Accenture (ACN -0.32%) is one company that's surely glad the trading week is over. The consultancy's share price continued its fall on Friday, losing another 2.9% in value. This was a notably worse performance than the S&P 500 index's 0.8% slide. Several analysts cut their price targets on the stock, with one going so far as to downgrade his recommendation.

So what

The downgrading party was TD Cowen's Bryan Bergin, who now feels Accenture is worthy of a market perform (hold, in other words) instead of his previous outperform (buy). With the downgrade came a price target cut; this is now $300 per share, down from Bergin's former $325.

In a new note on the stock, the prognosticator wrote that the latest fundamentals from the company indicate a "further deterioration in demand signals that yields incremental uncertainty and estimate risk."

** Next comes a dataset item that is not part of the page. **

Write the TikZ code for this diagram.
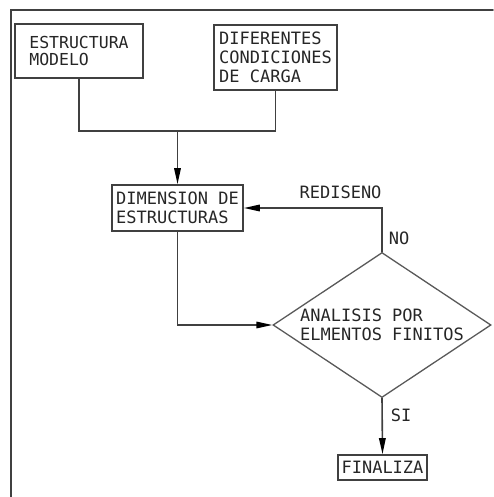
\documentclass[tikz,border=0pt]{standalone}
\usepackage{fontspec}
\setmonofont{DejaVu Sans Mono}
\usetikzlibrary{arrows.meta,shapes.geometric}

\begin{document}
\begin{tikzpicture}[x=1pt,y=-1pt,>={Triangle[length=16pt,width=6.5pt,color=black]},
  font=\ttfamily\fontsize{17}{19}\selectfont,line cap=round,
  caja/.style={draw=black!75,line width=1.6pt,align=left,inner sep=0pt,text=black!85},
  rombo/.style={diamond,draw=black!65,line width=1.3pt,aspect=1.5,inner sep=0pt,align=left,text=black!85},
  linea/.style={draw=black!75,line width=1.6pt},
  etiqueta/.style={text=black!85,inner sep=0pt}]
\useasboundingbox (0,0) rectangle (493,497);
% marco
\draw[linea] (11,497) -- (11,10) -- (493,10);
% cajas
\node[caja,minimum width=128pt,minimum height=54pt,font=\ttfamily\fontsize{16.5}{17}\selectfont] (estructura) at (79,51) {ESTRUCTURA\\MODELO};
\node[caja,minimum width=123pt,minimum height=65pt] (cargas) at (275.5,57.5) {DIFERENTES\\CONDICIONES\\DE CARGA};
\node[caja,minimum width=131pt,minimum height=46pt] (dimension) at (177.5,208) {DIMENSION DE\\ESTRUCTURAS};
\node[rombo,minimum width=218pt,minimum height=145pt] (analisis) at (382,325) {ANALISIS POR\\ELMENTOS FINITOS};
\node[caja,minimum width=89pt,minimum height=25pt] (finaliza) at (382.5,467.5) {FINALIZA};
\coordinate (union) at (177.5,131);
% conectores
\draw[linea] (estructura.south) |- (union) -| (cargas.south);
\draw[linea,->] (union) -- (dimension.north);
\draw[linea,->] (analisis.north) |- (dimension.east)
  node[etiqueta,pos=0.16,right=6pt] (no) {NO}
  node[etiqueta,pos=0.65,above=8pt] (rediseno) {REDISENO};
\draw[linea,->] (dimension.south) |- (analisis.west);
\draw[linea,->] (analisis.south) -- (finaliza.north)
  node[etiqueta,pos=0.3,right=8pt] (si) {SI};
\end{tikzpicture}
\end{document}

Several of Bergin's peers in the analyst community cut their price targets on Accenture stock, although they didn't go as far as to change their recommendations. Among the cutters was BMO Capital's Keith Bachman -- his new level on the shares is $355 apiece; formerly it stood at $365. He kept his market perform (hold) recommendation intact.

Now what

Those adjustments came one day after Accenture unveiled its latest set of quarterly earnings. While the company beat on both revenue and non-GAAP profitability in its third quarter of fiscal 2023, an unforgiving market was concerned by a slight lowering of revenue guidance for the entirety of the fiscal year.

This might be somewhat of an overreaction, since numerous metrics in Accenture's earnings report indicated growth. Perhaps the sell-off will provide an opportunity to snap up the company's shares at a discount.